▶ [Source material]

========================================

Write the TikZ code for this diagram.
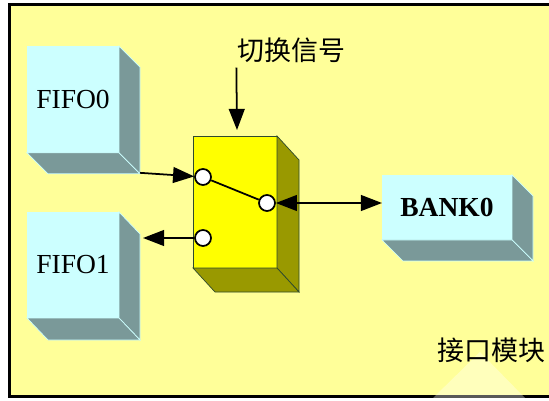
\documentclass[tikz,border=0pt]{standalone}
\usepackage{fontspec}
\setmainfont{Liberation Serif}
\newfontfamily\cjk{Noto Sans CJK SC}
\usetikzlibrary{arrows.meta}
\definecolor{bgyellow}{HTML}{FFFF99}
\definecolor{fifoface}{HTML}{CCFFFF}
\definecolor{fifoside}{HTML}{7A9999}
\definecolor{swface}{HTML}{FFFF00}
\definecolor{swside}{HTML}{999900}
\definecolor{swedge}{HTML}{2E4A2E}
% side and bottom faces of a box node: #1 node, #2 fill, #3 edge, (#4,#5) depth
\newcommand{\cubefaces}[5]{
    \filldraw[fill=#2, draw=#3, line width=0.6pt]
        (#1.north east) -- ([shift={(#4,#5)}]#1.north east)
        -- ([shift={(#4,#5)}]#1.south east) -- (#1.south east) -- cycle;
    \filldraw[fill=#2, draw=#3, line width=0.6pt]
        (#1.south west) -- (#1.south east)
        -- ([shift={(#4,#5)}]#1.south east) -- ([shift={(#4,#5)}]#1.south west) -- cycle;
}

\begin{document}
\begin{tikzpicture}[x=0.03cm, y=-0.03cm, font=\fontsize{23.5}{28}\selectfont]
    \tikzset{
        fifo/.style={rectangle, draw=fifoface, fill=fifoface, line width=0.6pt,
                     outer sep=0pt, minimum width=2.76cm, minimum height=3.2cm},
        switchbox/.style={rectangle, draw=swedge, fill=swface, line width=0.6pt,
                     outer sep=0pt, minimum width=2.52cm, minimum height=3.96cm},
        port/.style={circle, draw, line width=1.5pt, fill=white,
                     inner sep=0pt, minimum size=0.48cm},
        cjktext/.style={font=\cjk\fontsize{23}{28}\selectfont, inner sep=0pt},
        arrow/.style={line width=1.5pt, -{Triangle[length=18pt, width=13.5pt]}}
    }
    \clip (0,0) rectangle (549,401);
    \fill[bgyellow] (9,4) rectangle (560,396);
    \draw[line width=2.2pt] (9.5,4.5) rectangle (600,396.5);
    \fill[white, opacity=0.35] (433,398) -- (480,352) -- (525,398) -- cycle;

    \node[fifo] (f0) at (73,99.5) {FIFO0};
    \cubefaces{f0}{fifoside}{fifoface}{21}{21}
    \node[fifo, minimum height=3.18cm] (f1) at (73,265) {FIFO1};
    \cubefaces{f1}{fifoside}{fifoface}{21}{22}
    \node[switchbox] (sw) at (235,202) {};
    \cubefaces{sw}{swside}{swedge}{22}{24}
    \node[fifo, minimum width=3.9cm, minimum height=1.95cm, font=\fontsize{23.5}{28}\selectfont\bfseries]
        (bank0) at (447,207.5) {BANK0};
    \cubefaces{bank0}{fifoside}{fifoface}{21}{21}

    \node[port] (c1) at (203,177) {};
    \node[port] (c2) at (267,203) {};
    \node[port] (c3) at (203,238) {};
    \draw[line width=1.5pt] (c1) -- (c2);

    \node[cjktext] (sig) at (291.5,50) {切换信号};
    \node[cjktext] (iface) at (491.5,350) {接口模块};

    \coordinate (f0out) at ([shift={(21,20)}]f0.south east);
    \coordinate (f1in) at (143,238);
    \coordinate (sigtip) at (237,130);
    \draw[arrow] ([shift={(-1,5)}]sig.south west) -- (sigtip);
    \draw[arrow] (f0out) -- (c1);
    \draw[arrow] (c3) -- (f1in);
    \draw[arrow, {Triangle[length=18pt, width=13.5pt]}-{Triangle[length=18pt, width=13.5pt]}]
        (c2) -- (c2 -| bank0.west);
\end{tikzpicture}
\end{document}
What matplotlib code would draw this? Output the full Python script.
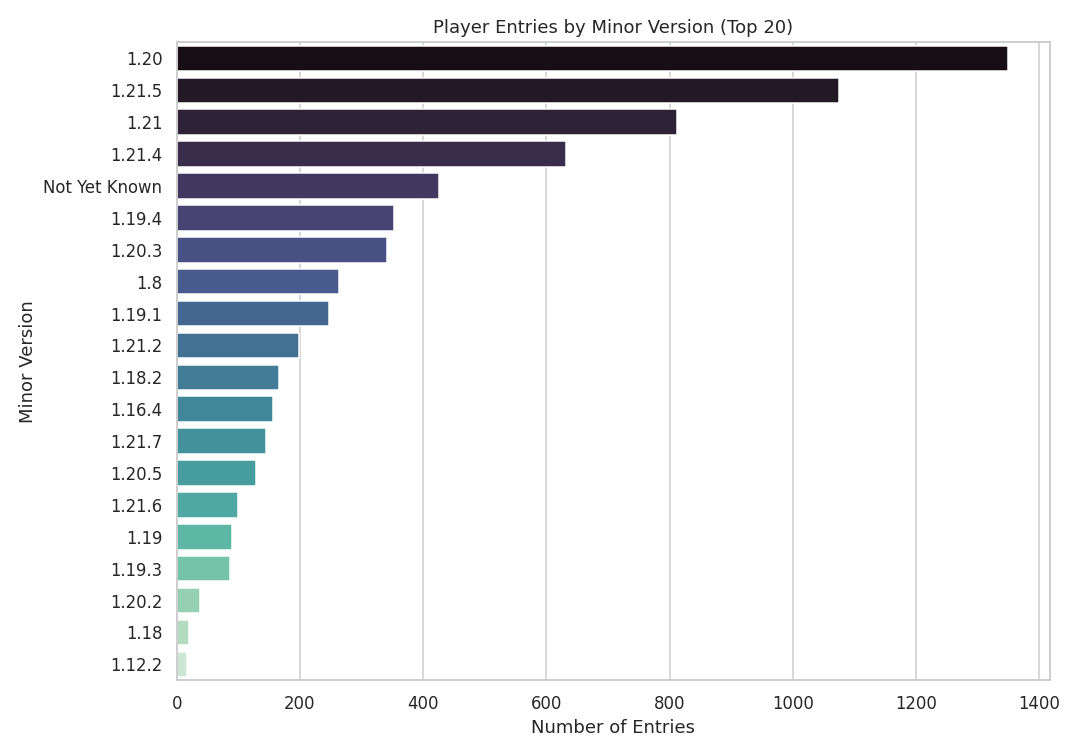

========================================

▶ [Written task] Starting at the first line of the material, output exactly the lines up to and including the one with "(525,398) -- cycle;". Do not include the pictures.

▶ [Task output]
Write the TikZ code for this diagram.
\documentclass[tikz,border=0pt]{standalone}
\usepackage{fontspec}
\setmainfont{Liberation Serif}
\newfontfamily\cjk{Noto Sans CJK SC}
\usetikzlibrary{arrows.meta}
\definecolor{bgyellow}{HTML}{FFFF99}
\definecolor{fifoface}{HTML}{CCFFFF}
\definecolor{fifoside}{HTML}{7A9999}
\definecolor{swface}{HTML}{FFFF00}
\definecolor{swside}{HTML}{999900}
\definecolor{swedge}{HTML}{2E4A2E}
% side and bottom faces of a box node: #1 node, #2 fill, #3 edge, (#4,#5) depth
\newcommand{\cubefaces}[5]{
    \filldraw[fill=#2, draw=#3, line width=0.6pt]
        (#1.north east) -- ([shift={(#4,#5)}]#1.north east)
        -- ([shift={(#4,#5)}]#1.south east) -- (#1.south east) -- cycle;
    \filldraw[fill=#2, draw=#3, line width=0.6pt]
        (#1.south west) -- (#1.south east)
        -- ([shift={(#4,#5)}]#1.south east) -- ([shift={(#4,#5)}]#1.south west) -- cycle;
}

\begin{document}
\begin{tikzpicture}[x=0.03cm, y=-0.03cm, font=\fontsize{23.5}{28}\selectfont]
    \tikzset{
        fifo/.style={rectangle, draw=fifoface, fill=fifoface, line width=0.6pt,
                     outer sep=0pt, minimum width=2.76cm, minimum height=3.2cm},
        switchbox/.style={rectangle, draw=swedge, fill=swface, line width=0.6pt,
                     outer sep=0pt, minimum width=2.52cm, minimum height=3.96cm},
        port/.style={circle, draw, line width=1.5pt, fill=white,
                     inner sep=0pt, minimum size=0.48cm},
        cjktext/.style={font=\cjk\fontsize{23}{28}\selectfont, inner sep=0pt},
        arrow/.style={line width=1.5pt, -{Triangle[length=18pt, width=13.5pt]}}
    }
    \clip (0,0) rectangle (549,401);
    \fill[bgyellow] (9,4) rectangle (560,396);
    \draw[line width=2.2pt] (9.5,4.5) rectangle (600,396.5);
    \fill[white, opacity=0.35] (433,398) -- (480,352) -- (525,398) -- cycle;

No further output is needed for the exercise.